The first fact they need to know is they are not stuck! They can change again and heal to live better lives but that won't happen as long as folks are still stuck on letting others know how much they really don't know about PTSD and suicides.


You are not alone. There is support.
The Defense Department takes the issue of suicide very seriously and is actively working to reduce the number of suicides.

Defense Suicide Prevention Office serves as the government oversight authority for the strategic development, implementation, centralization, standardization, communication and evaluation of Defense Department suicide and risk reduction programs, policies and surveillance activities to reduce the impact of suicide on service members and their families.

Everyone can help prevent suicide. Know how to recognize common risk factors including chronic pain; feelings of guilt, anger, or shame; exposure to trauma; a sense of hopelessness; relationship problems; and posttraumatic stress disorder. If you are experiencing any of these behaviors or notice them in friends and family who have served in the military, encourage them to seek help right away.

Service members in crisis should seek help immediately by contacting the Military Crisis Line. Dial 800-273-8255 (press 1 for military) for 24/7 crisis support. The crisis line, found at http://militarycrisisline.net, also provides a chat and text service.

The problem with that is, again, simple. Facts show what they have been doing does not work If it had, then the number of current military suicides would have been reduced to the point where they would be historically low. They are not. They remain high. What makes that worse is the other simple fact on suicides among the OEF and OIF veterans committing suicide. Compared to their peers, they are triple the civilian rate.
Former troops in that high-risk age group — who were also enrolled for care at veterans' hospitals — posted a suicide rate of 79.1 per 100,000 during 2011, the latest data available. In contrast, the annual suicide rate for all American males has recently averaged about 25 per 100,000, the U.S. Department of Veterans Affairs reports.
During 2009, the suicide rate for veterans 24 and younger was 46.1 per 100,000 — meaning the deadly pace increased by 79 percent during that two-year span.

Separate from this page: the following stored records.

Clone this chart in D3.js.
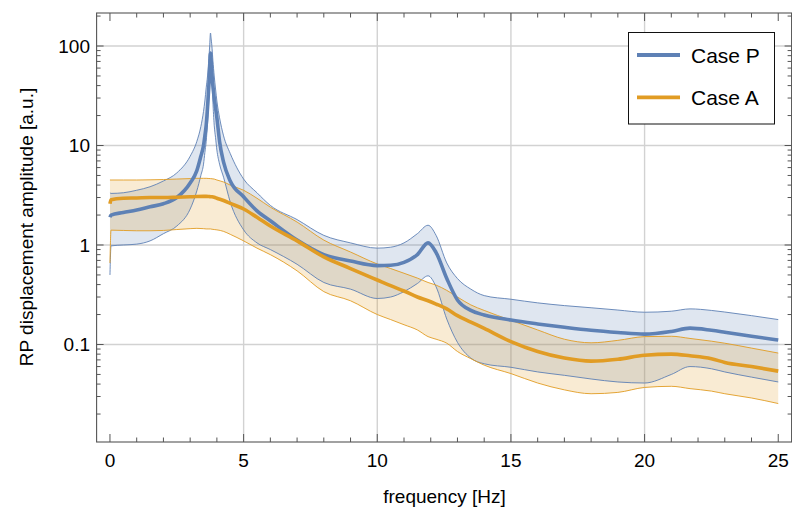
<!DOCTYPE html>
<html><head><meta charset="utf-8">
<script src="https://cdn.jsdelivr.net/npm/d3@7"></script>
<style>body{margin:0;background:#fff}svg{display:block}text{font-family:"Liberation Sans",Arial,sans-serif;fill:#000}</style>
</head><body><svg id="c" width="792" height="508"></svg>
<script>
// ---- data ----
// Case P (denser sampling around the sharp 3.76 Hz resonance)
const pFreq = [0,0.04,0.5,1,1.5,2,2.5,3, 3.25,3.4,3.5,3.55,3.6,3.65,3.7,3.73,3.76,3.79,3.82,3.85,3.9,3.95,4,4.1,
  4.25,4.5,5,5.5,6,7,8,9, 10,10.5,11,11.5,11.9,12.2,12.6,13, 13.5,14,15,16,17,18,19,20, 21,21.7,22.5,23,24,25];
const pMean = [1.9,2.0,2.12,2.25,2.42,2.6,3.0,4.2, 5.6,7.8,10,12.5,16,24,40,58,85,68,50,40,30,24,19,11,
  6.8,4.4,3.05,2.2,1.75,1.12,0.8,0.69, 0.62,0.625,0.67,0.8,1.05,0.84,0.46,0.28, 0.22,0.198,0.176,0.161,0.149,0.139,0.132,0.127, 0.135,0.146,0.139,0.133,0.121,0.111];
const pHi = [3.35,3.3,3.35,3.55,3.85,4.4,5.3,7.8, 11,15.5,22,28,38,50,75,100,135,115,95,72,50,37,28,19,
  12.5,8.3,4.6,3.35,2.5,1.8,1.25,1.05, 0.93,0.95,1.05,1.3,1.58,1.25,0.66,0.46, 0.36,0.31,0.285,0.262,0.246,0.234,0.222,0.211, 0.216,0.228,0.22,0.212,0.195,0.178];
const pLo = [0.5,0.98,1.0,1.02,1.1,1.3,1.55,2.3, 3.5,5,6.5,8.5,11,17,30,50,80,62,45,28,16,12,9,6.5,
  4.8,2.7,1.42,1.05,0.9,0.64,0.42,0.36, 0.29,0.3,0.34,0.41,0.49,0.38,0.18,0.105, 0.073,0.064,0.059,0.053,0.049,0.045,0.042,0.041, 0.05,0.06,0.057,0.053,0.047,0.042];
// Case A
const aFreq = [0,0.04,0.5,1,1.5,2,2.5,3, 3.25,3.5,3.6,3.7,3.76,3.82,3.9,4, 4.25,4.5,5,5.5,6,7,8,9,
  10,10.5,11,11.5,11.9,12.2,12.6,13, 13.5,14,15,16,17,18,19,20, 21,21.7,22.5,23,24,25];
const aMean = [2.6,2.85,2.95,2.97,3.0,3.0,3.02,3.05, 3.07,3.08,3.08,3.07,3.06,3.05,3.02,2.95, 2.8,2.62,2.3,1.9,1.55,1.1,0.76,0.58,
  0.445,0.39,0.345,0.3,0.275,0.255,0.228,0.195, 0.168,0.145,0.107,0.085,0.073,0.068,0.071,0.078, 0.08,0.077,0.072,0.066,0.06,0.054];
const aHi = [4.5,4.5,4.5,4.5,4.52,4.55,4.6,4.65, 4.68,4.68,4.68,4.66,4.65,4.63,4.6,4.5, 4.3,4.0,3.55,2.95,2.4,1.7,1.12,0.85,
  0.645,0.58,0.52,0.465,0.42,0.395,0.35,0.3, 0.25,0.22,0.175,0.14,0.113,0.104,0.11,0.12, 0.121,0.115,0.108,0.103,0.092,0.082];
const aLo = [0.66,1.41,1.4,1.39,1.39,1.4,1.43,1.46, 1.47,1.46,1.45,1.45,1.45,1.44,1.43,1.42, 1.37,1.28,1.1,0.93,0.8,0.55,0.34,0.275,
  0.2,0.178,0.158,0.14,0.12,0.113,0.103,0.085, 0.072,0.062,0.051,0.041,0.035,0.032,0.033,0.037, 0.038,0.036,0.034,0.032,0.029,0.0255];
const xTicks = [0,5,10,15,20,25];
const yTicks = [0.1,1,10,100];
const yTickLabels = ["0.1","1","10","100"];
const seriesNames = ["Case P","Case A"];
const seriesColors = ["#5E81B5","#E19C24"];

// ---- layout ----
const L=96.6, R=791.6, T=13, B=442;
const svg = d3.select("#c");
const x = d3.scaleLinear().domain([-0.5,25.5]).range([L,R]);
const y = d3.scaleLog().domain([0.01047,214.7]).range([B,T]);

svg.append("defs").append("clipPath").attr("id","clip")
  .append("rect").attr("x",L).attr("y",T).attr("width",R-L).attr("height",B-T);

// grid
const grid = svg.append("g").attr("stroke","#d2d2d2").attr("stroke-width",1.4);
grid.selectAll("line.gx").data(xTicks.filter(d=>d>0&&d<25)).join("line")
  .attr("x1",d=>x(d)).attr("x2",d=>x(d)).attr("y1",T).attr("y2",B);
grid.selectAll("line.gy").data(yTicks).join("line")
  .attr("x1",L).attr("x2",R).attr("y1",d=>y(d)).attr("y2",d=>y(d));

const series = [
  {f:pFreq, mean:pMean, lo:pLo, hi:pHi, color:seriesColors[0]},
  {f:aFreq, mean:aMean, lo:aLo, hi:aHi, color:seriesColors[1]}
];
const plot = svg.append("g").attr("clip-path","url(#clip)");
const area = d3.area().x(d=>x(d.f)).y0(d=>y(d.lo)).y1(d=>y(d.hi)).curve(d3.curveMonotoneX);
const line = d3.line().x(d=>x(d.f)).y(d=>y(d.v)).curve(d3.curveMonotoneX);

series.forEach(s=>{
  plot.append("path").datum(s.f.map((f,i)=>({f, lo:s.lo[i], hi:s.hi[i]})))
    .attr("d",area).attr("fill",s.color).attr("fill-opacity",0.2).attr("stroke","none");
});
series.forEach(s=>{
  [s.lo,s.hi].forEach(arr=>{
    plot.append("path").datum(s.f.map((f,i)=>({f, v:arr[i]}))).attr("d",line).attr("fill","none")
      .attr("stroke",s.color).attr("stroke-width",1).attr("stroke-opacity",0.9);
  });
});
series.forEach(s=>{
  plot.append("path").datum(s.f.map((f,i)=>({f, v:s.mean[i]}))).attr("d",line).attr("fill","none")
    .attr("stroke",s.color).attr("stroke-width",3.6).attr("stroke-linejoin","round");
});

// frame + ticks
const ax = svg.append("g").attr("stroke","#555").attr("fill","none");
ax.append("rect").attr("x",L).attr("y",T).attr("width",R-L).attr("height",B-T).attr("stroke-width",1.1);
const xMinor = d3.range(0,26).filter(d=>d%5!==0);
function xt(vals,len){
  vals.forEach(v=>{
    ax.append("line").attr("x1",x(v)).attr("x2",x(v)).attr("y1",B).attr("y2",B-len).attr("stroke-width",1);
    ax.append("line").attr("x1",x(v)).attr("x2",x(v)).attr("y1",T).attr("y2",T+len).attr("stroke-width",1);
  });
}
xt(xTicks,8); xt(xMinor,4.5);
const yMinor = [];
[0.01,0.1,1,10,100].forEach(dec=>{ for(let k=2;k<=9;k++){ const v=dec*k; if(v>0.01047&&v<214.7) yMinor.push(v);} });
function yt(vals,len){
  vals.forEach(v=>{
    ax.append("line").attr("x1",L).attr("x2",L+len).attr("y1",y(v)).attr("y2",y(v)).attr("stroke-width",1);
    ax.append("line").attr("x1",R).attr("x2",R-len).attr("y1",y(v)).attr("y2",y(v)).attr("stroke-width",1);
  });
}
yt(yTicks,7); yt(yMinor,4);

// tick labels
svg.append("g").selectAll("text").data(xTicks).join("text")
  .attr("x",d=>x(d)).attr("y",467).attr("text-anchor","middle").attr("font-size",19).text(d=>d);
svg.append("g").selectAll("text").data(yTicks).join("text")
  .attr("x",90).attr("y",d=>y(d)+6.7).attr("text-anchor","end").attr("font-size",19).text((d,i)=>yTickLabels[i]);

// axis titles
svg.append("text").attr("x",444.5).attr("y",503).attr("text-anchor","middle").attr("font-size",19).text("frequency [Hz]");
svg.append("text").attr("transform","translate(33,227) rotate(-90)").attr("text-anchor","middle").attr("font-size",19)
  .text("RP displacement amplitude [a.u.]");

// legend
const lg = svg.append("g");
lg.append("rect").attr("x",628.5).attr("y",32.5).attr("width",146).attr("height",91.5)
  .attr("fill","#fff").attr("stroke","#111").attr("stroke-width",1);
seriesNames.forEach((n,i)=>{
  const cy = 55 + i*42.3;
  lg.append("line").attr("x1",637).attr("x2",680).attr("y1",cy).attr("y2",cy)
    .attr("stroke",seriesColors[i]).attr("stroke-width",3.8);
  lg.append("text").attr("x",691).attr("y",cy+7.7).attr("font-size",21).text(n);
});
</script></body></html>
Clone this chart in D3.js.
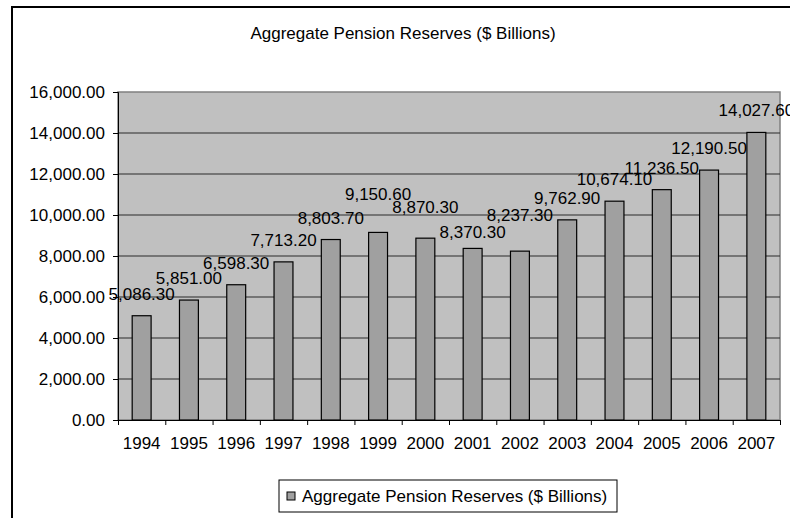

For female veterans it is even worse.
The rates are highest among young veterans, the VA found in new research compiling 11 years of data. For women ages 18 to 29, veterans kill themselves at nearly 12 times the rate of nonveterans.


The awareness most folks are claiming to raise is different from our reality. If you really want to raise meaningful awareness, then start with the truth, that isn't pretty, isn't popular or lucrative but is vital if we are ever going to stop sucking at what we do for them. Before Congress passes another prevention bill we have to prevent them from doing more harm than good.